» YOUR TASK
Scan the records for the string "that"; copy each line where it occurs.

» MATERIALS PROVIDED
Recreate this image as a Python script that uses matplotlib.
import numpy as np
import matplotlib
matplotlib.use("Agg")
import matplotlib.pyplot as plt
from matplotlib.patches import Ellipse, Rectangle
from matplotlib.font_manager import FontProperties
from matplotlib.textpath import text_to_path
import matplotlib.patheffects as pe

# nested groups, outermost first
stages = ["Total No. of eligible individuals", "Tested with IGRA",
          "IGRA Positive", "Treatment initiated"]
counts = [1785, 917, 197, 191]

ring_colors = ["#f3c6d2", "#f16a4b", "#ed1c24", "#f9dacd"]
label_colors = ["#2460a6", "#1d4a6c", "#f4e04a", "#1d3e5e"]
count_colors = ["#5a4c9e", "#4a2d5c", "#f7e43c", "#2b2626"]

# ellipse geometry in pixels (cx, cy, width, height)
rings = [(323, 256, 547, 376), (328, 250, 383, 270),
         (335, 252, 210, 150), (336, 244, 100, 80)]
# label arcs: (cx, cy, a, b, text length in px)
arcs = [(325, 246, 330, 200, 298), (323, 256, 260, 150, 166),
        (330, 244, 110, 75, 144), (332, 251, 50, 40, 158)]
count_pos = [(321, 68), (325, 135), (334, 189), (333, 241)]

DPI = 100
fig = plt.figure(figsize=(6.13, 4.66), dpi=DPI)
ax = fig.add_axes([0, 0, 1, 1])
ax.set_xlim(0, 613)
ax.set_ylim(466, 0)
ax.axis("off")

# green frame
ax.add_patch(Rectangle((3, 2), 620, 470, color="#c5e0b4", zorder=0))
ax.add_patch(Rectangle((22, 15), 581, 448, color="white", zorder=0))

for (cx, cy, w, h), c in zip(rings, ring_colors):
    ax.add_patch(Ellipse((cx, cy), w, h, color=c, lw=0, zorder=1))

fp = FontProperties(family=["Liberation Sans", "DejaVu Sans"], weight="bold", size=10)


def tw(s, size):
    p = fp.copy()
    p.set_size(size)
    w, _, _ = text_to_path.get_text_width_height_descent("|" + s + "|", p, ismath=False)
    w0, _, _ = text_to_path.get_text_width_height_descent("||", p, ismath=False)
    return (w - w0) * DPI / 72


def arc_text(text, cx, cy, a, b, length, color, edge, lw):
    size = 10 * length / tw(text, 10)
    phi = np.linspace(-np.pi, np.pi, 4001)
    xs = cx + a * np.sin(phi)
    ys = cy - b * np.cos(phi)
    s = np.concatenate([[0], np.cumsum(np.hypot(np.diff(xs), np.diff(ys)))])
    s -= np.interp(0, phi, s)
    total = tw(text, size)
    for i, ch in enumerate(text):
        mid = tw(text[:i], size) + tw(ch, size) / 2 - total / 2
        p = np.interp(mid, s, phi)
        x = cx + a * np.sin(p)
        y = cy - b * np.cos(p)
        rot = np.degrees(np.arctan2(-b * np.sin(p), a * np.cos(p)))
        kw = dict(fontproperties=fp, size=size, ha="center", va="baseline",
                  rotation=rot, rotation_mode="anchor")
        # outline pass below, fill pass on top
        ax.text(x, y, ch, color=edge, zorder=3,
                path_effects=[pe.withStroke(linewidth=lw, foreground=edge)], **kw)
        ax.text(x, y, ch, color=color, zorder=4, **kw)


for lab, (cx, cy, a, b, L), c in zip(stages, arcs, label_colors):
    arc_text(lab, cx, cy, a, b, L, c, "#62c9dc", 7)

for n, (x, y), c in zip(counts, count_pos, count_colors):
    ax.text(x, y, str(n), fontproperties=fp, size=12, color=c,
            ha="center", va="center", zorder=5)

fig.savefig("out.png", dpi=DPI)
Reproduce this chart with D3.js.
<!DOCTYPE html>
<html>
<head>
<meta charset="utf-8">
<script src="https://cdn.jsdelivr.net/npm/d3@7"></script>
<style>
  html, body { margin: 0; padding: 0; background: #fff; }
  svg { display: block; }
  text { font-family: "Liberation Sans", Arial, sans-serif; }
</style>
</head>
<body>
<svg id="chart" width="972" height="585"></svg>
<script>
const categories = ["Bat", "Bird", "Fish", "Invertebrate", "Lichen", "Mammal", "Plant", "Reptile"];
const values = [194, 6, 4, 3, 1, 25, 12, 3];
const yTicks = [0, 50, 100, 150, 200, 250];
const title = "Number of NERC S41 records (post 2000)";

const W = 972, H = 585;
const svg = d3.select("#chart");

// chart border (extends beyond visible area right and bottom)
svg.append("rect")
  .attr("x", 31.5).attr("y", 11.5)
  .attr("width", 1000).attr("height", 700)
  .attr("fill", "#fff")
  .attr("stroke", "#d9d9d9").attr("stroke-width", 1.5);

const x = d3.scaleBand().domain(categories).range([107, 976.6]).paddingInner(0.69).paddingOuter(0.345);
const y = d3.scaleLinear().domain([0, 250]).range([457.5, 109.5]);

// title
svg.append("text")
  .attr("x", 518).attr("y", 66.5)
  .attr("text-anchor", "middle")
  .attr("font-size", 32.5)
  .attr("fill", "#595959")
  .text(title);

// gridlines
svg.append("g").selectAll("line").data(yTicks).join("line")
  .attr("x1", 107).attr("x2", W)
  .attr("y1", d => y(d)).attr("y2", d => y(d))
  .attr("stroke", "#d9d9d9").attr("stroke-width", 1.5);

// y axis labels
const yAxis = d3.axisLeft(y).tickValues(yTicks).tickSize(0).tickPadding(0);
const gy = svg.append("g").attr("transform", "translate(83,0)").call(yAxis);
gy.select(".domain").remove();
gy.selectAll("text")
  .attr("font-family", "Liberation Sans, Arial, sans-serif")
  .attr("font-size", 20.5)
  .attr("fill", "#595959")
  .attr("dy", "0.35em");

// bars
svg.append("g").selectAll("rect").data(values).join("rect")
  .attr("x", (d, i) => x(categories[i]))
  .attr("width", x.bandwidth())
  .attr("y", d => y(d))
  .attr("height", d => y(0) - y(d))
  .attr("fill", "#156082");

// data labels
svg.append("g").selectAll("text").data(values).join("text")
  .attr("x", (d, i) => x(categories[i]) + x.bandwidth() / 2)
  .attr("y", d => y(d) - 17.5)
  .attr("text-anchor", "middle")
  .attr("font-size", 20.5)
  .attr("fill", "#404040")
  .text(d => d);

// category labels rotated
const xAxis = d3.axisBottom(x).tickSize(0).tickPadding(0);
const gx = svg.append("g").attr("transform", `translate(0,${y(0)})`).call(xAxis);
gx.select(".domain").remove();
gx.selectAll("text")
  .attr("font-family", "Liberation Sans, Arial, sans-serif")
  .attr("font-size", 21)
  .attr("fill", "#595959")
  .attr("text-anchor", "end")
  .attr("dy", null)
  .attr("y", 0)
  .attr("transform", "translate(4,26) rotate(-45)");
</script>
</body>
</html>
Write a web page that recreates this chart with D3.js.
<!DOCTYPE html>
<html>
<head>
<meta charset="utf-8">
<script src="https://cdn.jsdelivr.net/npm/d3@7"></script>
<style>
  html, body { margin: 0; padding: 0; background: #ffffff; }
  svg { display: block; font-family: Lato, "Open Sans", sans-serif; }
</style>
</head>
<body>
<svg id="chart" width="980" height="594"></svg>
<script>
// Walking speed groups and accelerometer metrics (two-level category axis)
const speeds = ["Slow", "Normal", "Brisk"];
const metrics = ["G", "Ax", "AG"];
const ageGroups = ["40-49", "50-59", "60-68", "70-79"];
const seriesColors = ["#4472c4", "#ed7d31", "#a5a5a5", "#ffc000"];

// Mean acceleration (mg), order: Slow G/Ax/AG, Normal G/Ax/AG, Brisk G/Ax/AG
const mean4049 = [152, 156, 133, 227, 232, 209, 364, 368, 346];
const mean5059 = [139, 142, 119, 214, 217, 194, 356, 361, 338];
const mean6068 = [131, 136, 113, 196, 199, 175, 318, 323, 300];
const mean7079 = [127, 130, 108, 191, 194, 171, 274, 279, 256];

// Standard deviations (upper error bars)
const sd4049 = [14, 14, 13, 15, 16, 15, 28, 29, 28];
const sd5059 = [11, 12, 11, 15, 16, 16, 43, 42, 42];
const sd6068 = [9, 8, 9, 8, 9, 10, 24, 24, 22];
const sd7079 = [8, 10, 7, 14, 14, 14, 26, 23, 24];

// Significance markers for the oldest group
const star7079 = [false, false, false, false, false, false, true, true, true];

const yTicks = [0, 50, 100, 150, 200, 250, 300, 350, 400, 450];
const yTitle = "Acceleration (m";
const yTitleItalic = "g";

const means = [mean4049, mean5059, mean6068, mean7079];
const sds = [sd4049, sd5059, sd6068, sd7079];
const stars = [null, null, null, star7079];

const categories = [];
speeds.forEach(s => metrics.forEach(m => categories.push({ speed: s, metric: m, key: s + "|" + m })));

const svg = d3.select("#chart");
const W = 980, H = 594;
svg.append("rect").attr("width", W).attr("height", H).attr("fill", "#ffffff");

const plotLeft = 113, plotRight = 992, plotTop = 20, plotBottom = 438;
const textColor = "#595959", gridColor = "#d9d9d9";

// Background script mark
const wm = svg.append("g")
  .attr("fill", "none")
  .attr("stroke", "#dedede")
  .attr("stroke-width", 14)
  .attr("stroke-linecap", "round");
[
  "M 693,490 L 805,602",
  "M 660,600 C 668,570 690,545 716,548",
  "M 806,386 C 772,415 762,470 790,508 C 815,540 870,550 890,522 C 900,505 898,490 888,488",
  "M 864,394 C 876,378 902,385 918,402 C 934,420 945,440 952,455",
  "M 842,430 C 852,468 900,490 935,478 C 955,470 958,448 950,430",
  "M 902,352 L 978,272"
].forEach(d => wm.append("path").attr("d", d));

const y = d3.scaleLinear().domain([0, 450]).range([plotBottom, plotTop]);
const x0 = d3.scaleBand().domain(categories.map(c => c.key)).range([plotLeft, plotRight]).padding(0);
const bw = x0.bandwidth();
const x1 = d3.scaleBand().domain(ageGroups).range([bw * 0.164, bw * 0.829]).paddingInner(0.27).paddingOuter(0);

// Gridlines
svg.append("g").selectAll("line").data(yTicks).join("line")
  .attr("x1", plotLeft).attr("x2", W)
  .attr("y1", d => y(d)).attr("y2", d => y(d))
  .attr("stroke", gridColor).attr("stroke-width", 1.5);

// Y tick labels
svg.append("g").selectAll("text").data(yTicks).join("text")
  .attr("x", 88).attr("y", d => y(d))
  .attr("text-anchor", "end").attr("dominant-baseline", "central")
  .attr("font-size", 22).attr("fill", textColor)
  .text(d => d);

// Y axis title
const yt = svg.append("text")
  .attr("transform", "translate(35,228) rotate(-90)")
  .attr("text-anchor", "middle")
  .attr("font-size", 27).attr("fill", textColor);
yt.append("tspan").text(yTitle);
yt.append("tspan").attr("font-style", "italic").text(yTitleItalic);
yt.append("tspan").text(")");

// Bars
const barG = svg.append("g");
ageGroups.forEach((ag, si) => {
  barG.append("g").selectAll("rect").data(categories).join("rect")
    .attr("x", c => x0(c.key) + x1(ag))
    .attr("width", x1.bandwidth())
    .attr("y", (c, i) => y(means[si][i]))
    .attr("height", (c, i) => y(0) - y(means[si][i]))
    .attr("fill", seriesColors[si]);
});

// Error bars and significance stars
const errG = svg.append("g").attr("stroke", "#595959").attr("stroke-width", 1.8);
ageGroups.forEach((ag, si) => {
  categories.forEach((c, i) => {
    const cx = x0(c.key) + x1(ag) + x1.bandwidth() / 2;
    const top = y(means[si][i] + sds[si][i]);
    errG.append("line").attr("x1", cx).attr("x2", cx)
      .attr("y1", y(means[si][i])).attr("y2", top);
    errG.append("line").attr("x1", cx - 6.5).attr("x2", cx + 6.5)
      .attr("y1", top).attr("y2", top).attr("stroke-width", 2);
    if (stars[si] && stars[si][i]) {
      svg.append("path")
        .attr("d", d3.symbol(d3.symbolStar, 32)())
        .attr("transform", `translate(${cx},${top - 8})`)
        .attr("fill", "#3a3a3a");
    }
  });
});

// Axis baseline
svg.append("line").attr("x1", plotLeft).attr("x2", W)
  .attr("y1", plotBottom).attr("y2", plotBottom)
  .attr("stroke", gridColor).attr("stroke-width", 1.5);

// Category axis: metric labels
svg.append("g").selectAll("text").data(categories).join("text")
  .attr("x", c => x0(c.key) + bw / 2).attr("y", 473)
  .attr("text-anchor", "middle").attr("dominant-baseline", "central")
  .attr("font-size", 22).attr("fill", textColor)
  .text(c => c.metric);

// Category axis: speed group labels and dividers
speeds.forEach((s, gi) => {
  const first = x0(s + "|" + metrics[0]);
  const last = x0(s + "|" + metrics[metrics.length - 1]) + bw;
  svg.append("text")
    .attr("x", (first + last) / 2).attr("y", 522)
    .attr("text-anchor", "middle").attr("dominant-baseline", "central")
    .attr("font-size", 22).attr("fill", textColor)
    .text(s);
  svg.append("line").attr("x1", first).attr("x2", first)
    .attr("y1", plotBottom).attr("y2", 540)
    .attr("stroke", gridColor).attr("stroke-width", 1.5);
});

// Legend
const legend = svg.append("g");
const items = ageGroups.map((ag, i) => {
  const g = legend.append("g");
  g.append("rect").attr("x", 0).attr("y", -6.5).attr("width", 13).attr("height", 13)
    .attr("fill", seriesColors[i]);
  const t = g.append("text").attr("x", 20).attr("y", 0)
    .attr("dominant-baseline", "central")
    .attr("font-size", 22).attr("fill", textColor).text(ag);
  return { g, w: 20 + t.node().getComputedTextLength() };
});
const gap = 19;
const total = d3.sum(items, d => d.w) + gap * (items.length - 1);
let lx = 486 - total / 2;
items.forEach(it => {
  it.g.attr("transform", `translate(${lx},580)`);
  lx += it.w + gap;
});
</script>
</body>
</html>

» WRITTEN RESPONSE
Recreate this image as a Python script that uses matplotlib.
Write a web page that recreates this chart with D3.js.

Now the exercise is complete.